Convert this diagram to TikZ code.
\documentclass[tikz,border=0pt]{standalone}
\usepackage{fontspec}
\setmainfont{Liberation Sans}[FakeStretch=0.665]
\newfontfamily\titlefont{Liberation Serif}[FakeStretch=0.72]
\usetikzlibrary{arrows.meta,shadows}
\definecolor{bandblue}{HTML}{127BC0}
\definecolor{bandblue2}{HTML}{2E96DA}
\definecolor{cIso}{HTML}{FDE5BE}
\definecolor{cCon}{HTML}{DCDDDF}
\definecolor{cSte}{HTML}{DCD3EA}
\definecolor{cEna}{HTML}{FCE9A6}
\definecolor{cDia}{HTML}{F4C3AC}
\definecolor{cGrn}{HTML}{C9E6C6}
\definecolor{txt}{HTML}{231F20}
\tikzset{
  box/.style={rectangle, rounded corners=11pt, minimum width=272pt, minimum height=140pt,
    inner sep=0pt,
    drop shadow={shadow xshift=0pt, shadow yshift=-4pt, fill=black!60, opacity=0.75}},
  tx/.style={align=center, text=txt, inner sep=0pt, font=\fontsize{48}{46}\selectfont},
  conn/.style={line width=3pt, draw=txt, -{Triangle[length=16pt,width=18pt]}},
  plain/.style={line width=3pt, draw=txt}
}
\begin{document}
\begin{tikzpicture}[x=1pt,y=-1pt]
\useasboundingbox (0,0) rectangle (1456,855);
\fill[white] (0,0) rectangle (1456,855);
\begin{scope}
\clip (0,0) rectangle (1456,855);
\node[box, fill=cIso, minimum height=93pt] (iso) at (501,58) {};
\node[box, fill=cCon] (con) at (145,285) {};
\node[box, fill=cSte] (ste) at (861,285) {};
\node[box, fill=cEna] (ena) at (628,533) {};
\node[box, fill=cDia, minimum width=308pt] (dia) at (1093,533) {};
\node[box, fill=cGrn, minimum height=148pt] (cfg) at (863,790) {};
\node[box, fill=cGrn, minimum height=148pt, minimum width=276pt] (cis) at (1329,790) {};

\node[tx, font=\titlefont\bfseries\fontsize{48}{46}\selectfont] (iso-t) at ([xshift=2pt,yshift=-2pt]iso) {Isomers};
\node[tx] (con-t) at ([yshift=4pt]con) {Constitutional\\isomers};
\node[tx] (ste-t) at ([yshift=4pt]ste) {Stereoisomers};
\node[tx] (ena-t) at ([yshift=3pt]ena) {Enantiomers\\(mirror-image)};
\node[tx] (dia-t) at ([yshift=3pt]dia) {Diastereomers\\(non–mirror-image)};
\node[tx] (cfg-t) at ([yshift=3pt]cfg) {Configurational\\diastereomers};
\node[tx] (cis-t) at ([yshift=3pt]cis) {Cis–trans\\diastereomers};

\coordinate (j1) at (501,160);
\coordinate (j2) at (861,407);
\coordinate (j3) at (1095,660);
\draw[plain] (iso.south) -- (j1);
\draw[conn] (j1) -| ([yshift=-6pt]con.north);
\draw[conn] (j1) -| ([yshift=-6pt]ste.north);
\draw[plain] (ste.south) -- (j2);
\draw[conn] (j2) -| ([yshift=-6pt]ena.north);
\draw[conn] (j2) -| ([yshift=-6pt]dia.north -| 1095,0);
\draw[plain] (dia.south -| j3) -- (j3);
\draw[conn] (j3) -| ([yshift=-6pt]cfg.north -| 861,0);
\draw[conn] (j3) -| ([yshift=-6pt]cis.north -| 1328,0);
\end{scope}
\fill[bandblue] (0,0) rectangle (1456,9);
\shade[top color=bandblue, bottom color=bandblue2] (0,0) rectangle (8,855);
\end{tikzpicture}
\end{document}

--------

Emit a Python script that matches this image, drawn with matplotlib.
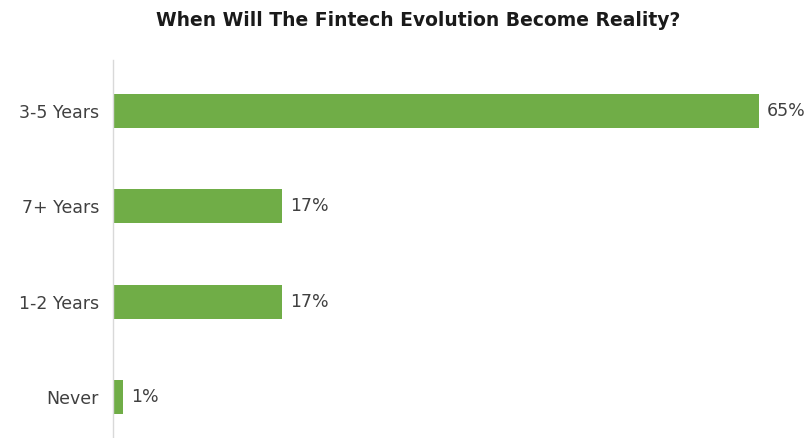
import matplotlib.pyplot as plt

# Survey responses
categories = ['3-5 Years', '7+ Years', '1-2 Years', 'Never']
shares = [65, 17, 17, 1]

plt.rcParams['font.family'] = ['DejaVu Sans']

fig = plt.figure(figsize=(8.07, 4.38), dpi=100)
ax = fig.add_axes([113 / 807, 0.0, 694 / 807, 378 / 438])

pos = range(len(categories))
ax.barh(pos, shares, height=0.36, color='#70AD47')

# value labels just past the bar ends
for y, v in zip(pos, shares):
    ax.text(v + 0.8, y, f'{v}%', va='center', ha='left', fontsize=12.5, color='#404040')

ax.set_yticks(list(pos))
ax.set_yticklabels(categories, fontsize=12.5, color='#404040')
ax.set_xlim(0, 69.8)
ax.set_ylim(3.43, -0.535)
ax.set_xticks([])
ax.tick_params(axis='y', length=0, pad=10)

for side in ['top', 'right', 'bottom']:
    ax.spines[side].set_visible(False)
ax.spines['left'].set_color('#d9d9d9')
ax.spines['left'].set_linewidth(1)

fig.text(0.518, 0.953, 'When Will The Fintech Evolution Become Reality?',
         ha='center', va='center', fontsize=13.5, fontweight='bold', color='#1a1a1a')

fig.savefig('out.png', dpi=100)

--------

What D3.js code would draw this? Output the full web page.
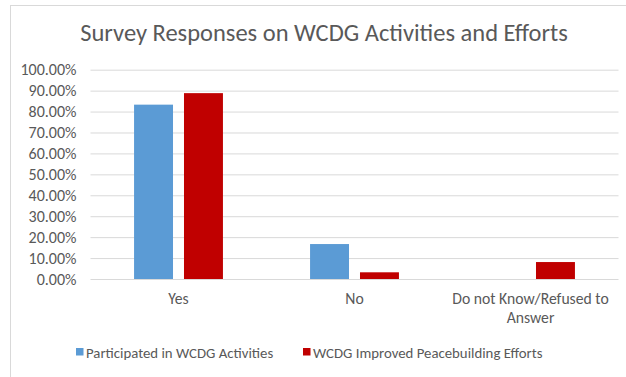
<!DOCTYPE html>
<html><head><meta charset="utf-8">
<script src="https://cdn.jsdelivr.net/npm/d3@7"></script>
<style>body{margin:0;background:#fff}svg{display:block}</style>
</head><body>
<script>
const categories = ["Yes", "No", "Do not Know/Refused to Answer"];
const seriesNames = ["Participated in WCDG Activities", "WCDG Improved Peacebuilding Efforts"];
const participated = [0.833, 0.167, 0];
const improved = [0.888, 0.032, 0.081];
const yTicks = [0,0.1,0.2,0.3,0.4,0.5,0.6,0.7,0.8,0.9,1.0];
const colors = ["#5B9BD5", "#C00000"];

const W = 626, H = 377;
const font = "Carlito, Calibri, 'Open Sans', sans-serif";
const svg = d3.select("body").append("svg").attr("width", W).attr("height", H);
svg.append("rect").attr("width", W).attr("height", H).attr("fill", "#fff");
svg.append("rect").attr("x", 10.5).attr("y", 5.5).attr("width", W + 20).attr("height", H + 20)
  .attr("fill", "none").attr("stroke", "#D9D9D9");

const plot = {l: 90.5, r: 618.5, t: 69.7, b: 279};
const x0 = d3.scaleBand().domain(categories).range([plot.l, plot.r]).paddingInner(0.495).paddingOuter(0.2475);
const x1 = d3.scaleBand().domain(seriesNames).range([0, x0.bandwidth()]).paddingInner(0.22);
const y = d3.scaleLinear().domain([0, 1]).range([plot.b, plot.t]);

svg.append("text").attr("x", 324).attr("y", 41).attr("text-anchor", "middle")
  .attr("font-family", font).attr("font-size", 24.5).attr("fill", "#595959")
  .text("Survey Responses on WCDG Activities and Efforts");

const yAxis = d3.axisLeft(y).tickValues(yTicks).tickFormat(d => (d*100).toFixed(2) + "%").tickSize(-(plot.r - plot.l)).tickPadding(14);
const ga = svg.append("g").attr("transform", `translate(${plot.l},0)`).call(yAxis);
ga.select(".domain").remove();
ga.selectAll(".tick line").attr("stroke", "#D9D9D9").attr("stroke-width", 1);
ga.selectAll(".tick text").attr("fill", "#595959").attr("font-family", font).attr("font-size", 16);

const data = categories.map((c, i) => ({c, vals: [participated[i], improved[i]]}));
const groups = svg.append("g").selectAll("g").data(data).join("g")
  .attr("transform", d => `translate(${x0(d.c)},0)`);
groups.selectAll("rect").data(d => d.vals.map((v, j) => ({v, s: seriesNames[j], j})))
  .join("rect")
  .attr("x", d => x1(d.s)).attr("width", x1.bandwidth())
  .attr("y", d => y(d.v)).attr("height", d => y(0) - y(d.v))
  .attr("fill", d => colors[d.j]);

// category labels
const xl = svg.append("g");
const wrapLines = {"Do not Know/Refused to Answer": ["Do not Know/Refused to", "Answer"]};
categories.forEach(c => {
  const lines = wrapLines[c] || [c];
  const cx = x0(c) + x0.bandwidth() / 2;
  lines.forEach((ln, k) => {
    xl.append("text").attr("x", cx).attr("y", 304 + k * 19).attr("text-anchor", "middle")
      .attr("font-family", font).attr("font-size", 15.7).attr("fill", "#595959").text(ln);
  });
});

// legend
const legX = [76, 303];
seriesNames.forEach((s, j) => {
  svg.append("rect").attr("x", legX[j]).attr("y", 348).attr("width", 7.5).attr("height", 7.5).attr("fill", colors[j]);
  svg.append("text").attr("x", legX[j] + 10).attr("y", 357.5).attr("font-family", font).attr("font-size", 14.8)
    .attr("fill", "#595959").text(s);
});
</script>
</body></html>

--------

**TASK INSTRUCTIONS**
Take out nothing but the lines from the one containing "Emit a Python" to the one containing "fig.savefig('out.png', dpi=100)", inclusive, retyped exactly. Drop the pictures.

**SOLUTION FOR THIS TASK**
Emit a Python script that matches this image, drawn with matplotlib.
import matplotlib.pyplot as plt

# Survey responses
categories = ['3-5 Years', '7+ Years', '1-2 Years', 'Never']
shares = [65, 17, 17, 1]

plt.rcParams['font.family'] = ['DejaVu Sans']

fig = plt.figure(figsize=(8.07, 4.38), dpi=100)
ax = fig.add_axes([113 / 807, 0.0, 694 / 807, 378 / 438])

pos = range(len(categories))
ax.barh(pos, shares, height=0.36, color='#70AD47')

# value labels just past the bar ends
for y, v in zip(pos, shares):
    ax.text(v + 0.8, y, f'{v}%', va='center', ha='left', fontsize=12.5, color='#404040')

ax.set_yticks(list(pos))
ax.set_yticklabels(categories, fontsize=12.5, color='#404040')
ax.set_xlim(0, 69.8)
ax.set_ylim(3.43, -0.535)
ax.set_xticks([])
ax.tick_params(axis='y', length=0, pad=10)

for side in ['top', 'right', 'bottom']:
    ax.spines[side].set_visible(False)
ax.spines['left'].set_color('#d9d9d9')
ax.spines['left'].set_linewidth(1)

fig.text(0.518, 0.953, 'When Will The Fintech Evolution Become Reality?',
         ha='center', va='center', fontsize=13.5, fontweight='bold', color='#1a1a1a')

fig.savefig('out.png', dpi=100)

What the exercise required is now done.